After an extensive clean-up operation at the hands of Chief Executive Antonio Horta-Osorio, which has seen the bank return to profitability, Lloyds now feels it is financially stable enough to start paying dividends again. Despite the double blow of having to part ways with it’s TSB arm last year, which formed part of the conditions for the 2008 £20.5 billion bailout, and a £12billion PPI misselling bill, Lloyds is expected to announce a 3% increase in underlying profits to £6.4billion. Good news for investors, who are set to receive a total of £713.7million from the lender if predictions hold true.
One man to whom this news could come at an extremely handy time is Chancellor George Osbourne, who could not only add an extra £187 million windfall to his budget when he announces it next month, but could also expect the remaining 24.9% share that the government still hold to turn a tidy profit when it comes to sell.
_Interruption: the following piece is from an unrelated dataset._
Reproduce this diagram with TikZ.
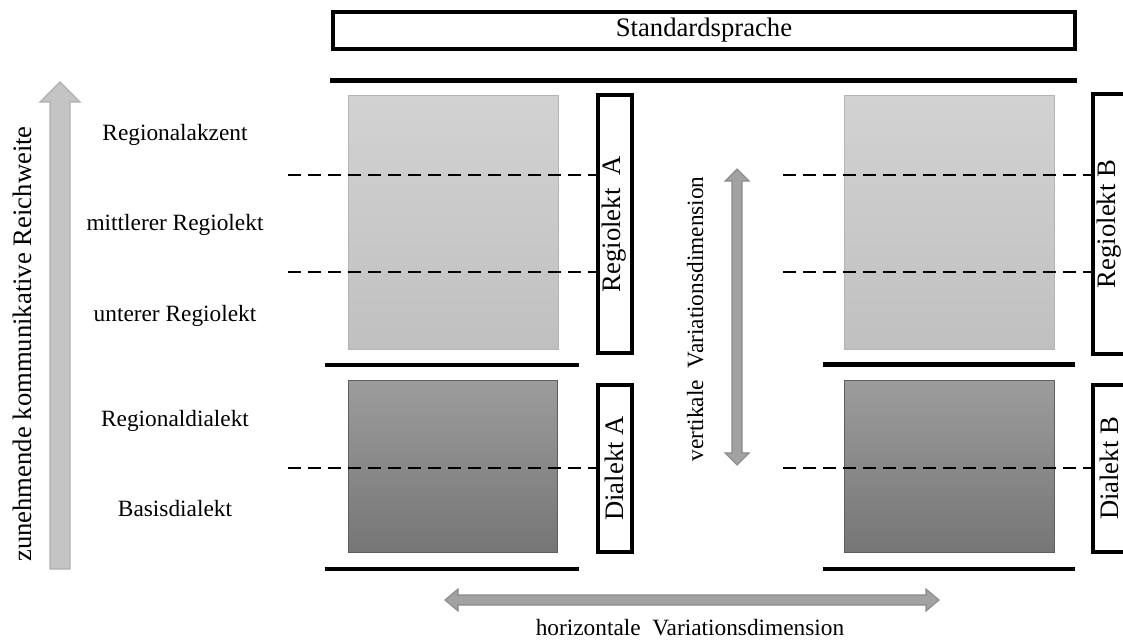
\documentclass[tikz,border=0pt]{standalone}
\usepackage{fontspec}
\setmainfont{Liberation Serif}
\definecolor{lighttop}{HTML}{D2D2D2}
\definecolor{lightbot}{HTML}{C0C0C0}
\definecolor{lightedge}{HTML}{B4B4B4}
\definecolor{darktop}{HTML}{9C9C9C}
\definecolor{darkbot}{HTML}{767676}
\definecolor{darkedge}{HTML}{5E5E5E}
\definecolor{bigarrow}{HTML}{C4C4C4}
\definecolor{bigarrowedge}{HTML}{B0B0B0}
\definecolor{dimarrow}{HTML}{A2A2A2}
\definecolor{dimarrowedge}{HTML}{8A8A8A}
\tikzset{
  framebox/.style={draw=black, line width=3pt, fill=white, rectangle, inner sep=0pt, font=\fontsize{20}{24}\selectfont},
  sidebox/.style={framebox, rotate=90},
  levellabel/.style={anchor=base, inner sep=0pt, font=\fontsize{17.5}{21}\selectfont},
  biglabel/.style={anchor=base, inner sep=0pt, font=\fontsize{20}{24}\selectfont},
  sepline/.style={line width=3.2pt},
  levelline/.style={line width=2.1pt, dash pattern=on 10pt off 5pt},
  lightfield/.style={draw=lightedge, line width=0.6pt, top color=lighttop, bottom color=lightbot},
  darkfield/.style={draw=darkedge, line width=0.6pt, top color=darktop, bottom color=darkbot},
  reacharrow/.style={fill=bigarrow, draw=bigarrowedge, line width=0.8pt},
  dimarrowstyle/.style={fill=dimarrow, draw=dimarrowedge, line width=0.8pt},
}
\begin{document}
\begin{tikzpicture}[x=0.75pt,y=-0.75pt]
\useasboundingbox (0,0) rectangle (1123,639);
\fill[white] (0,0) rectangle (1123,639);
\clip (0,0) rectangle (1123,639);

% Standardsprache
\node[framebox, minimum width=556.5pt, minimum height=27.75pt] (std) at (704,30.5) {Standardsprache};

% separating lines
\coordinate (topL) at (330,80.5);
\coordinate (topR) at (1077,80.5);
\draw[sepline] (topL) -- (topR);
\coordinate (midAL) at (325,365);
\coordinate (midAR) at (579,365);
\coordinate (midBL) at (823,364.5);
\coordinate (midBR) at (1075,364.5);
\draw[sepline] (midAL) -- (midAR);
\draw[sepline] (midBL) -- (midBR);
\coordinate (botAL) at (325,569);
\coordinate (botAR) at (579,569);
\coordinate (botBL) at (823,569);
\coordinate (botBR) at (1075,569);
\draw[sepline] (botAL) -- (botAR);
\draw[sepline] (botBL) -- (botBR);

% fields
\path[lightfield] (348,95) rectangle (558,349);
\path[lightfield] (844,95) rectangle (1054,349);
\path[darkfield] (348,380) rectangle (557,552);
\path[darkfield] (844,380) rectangle (1054,552);

% side boxes
\node[sidebox, minimum width=193.5pt, minimum height=25.5pt] (regA) at (614.5,224) {Regiolekt\ \ A};
\node[sidebox, minimum width=125.25pt, minimum height=25.5pt] (dialA) at (614.5,468.5) {Dialekt A};
\node[sidebox, minimum width=195pt, minimum height=25.5pt] (regB) at (1109.5,224) {Regiolekt B};
\node[sidebox, minimum width=125.25pt, minimum height=25.5pt] (dialB) at (1109.5,468.5) {Dialekt B};

% dashed level lines
\coordinate (a1) at (288,175);
\coordinate (a2) at (288,272);
\coordinate (a3) at (288,468);
\coordinate (b1) at (783,175);
\coordinate (b2) at (783,272);
\coordinate (b3) at (783,468);
\draw[levelline] (a1) -- (a1 -| regA.north);
\draw[levelline] (a2) -- (a2 -| regA.north);
\draw[levelline] (a3) -- (a3 -| dialA.north);
\draw[levelline] (b1) -- (b1 -| regB.north);
\draw[levelline] (b2) -- (b2 -| regB.north);
\draw[levelline] (b3) -- (b3 -| dialB.north);

% big reach arrow
\path[reacharrow] (50,569) -- (70,569) -- (70,102) -- (80,102) -- (60,82) -- (40,102) -- (50,102) -- cycle;

% vertical dimension arrow
\path[dimarrowstyle] (737,169) -- (749,181) -- (742,181) -- (742,453) -- (749,453) -- (737,465)
  -- (725,453) -- (732,453) -- (732,181) -- (725,181) -- cycle;

% horizontal dimension arrow
\path[dimarrowstyle] (445,600) -- (458,589) -- (458,595) -- (926,595) -- (926,589) -- (939,600)
  -- (926,611) -- (926,605) -- (458,605) -- (458,611) -- cycle;

% labels
\node[levellabel] (l1) at (175,140) {Regionalakzent};
\node[levellabel] (l2) at (175,230) {mittlerer Regiolekt};
\node[levellabel] (l3) at (175,321) {unterer Regiolekt};
\node[levellabel] (l4) at (175,426.5) {Regionaldialekt};
\node[levellabel] (l5) at (175,516) {Basisdialekt};
\node[levellabel] (htxt) at (690,635) {horizontale\ \ Variationsdimension};
\node[levellabel, rotate=90] (vtxt) at (703,319) {vertikale\ \ Variationsdimension};
\node[biglabel, rotate=90] (reach) at (31.5,344) {zunehmende kommunikative Reichweite};
\end{tikzpicture}
\end{document}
With the general election looming, this news would present another arrow in the quiver of a Conservative party who love to talk about the economy.
A minority of analysts, however, still believe that the regulator will be deterred by the closeness of the stress test results and permission will not be granted.
“We believe that expectations that Lloyds will commence a dividend this year are misplaced”
Joseph Dickerson, Jefferies Investment Bank Analyst
It remains to be seen which way the regulator will sway, however I believe that after a long recovery Lloyds is finally back at a point where dividends are again a viable option and that it’s about time that the long-suffering shareholders started to see a glimpse of the dividends that made Lloyds one of the most widely held shares prior to 2008.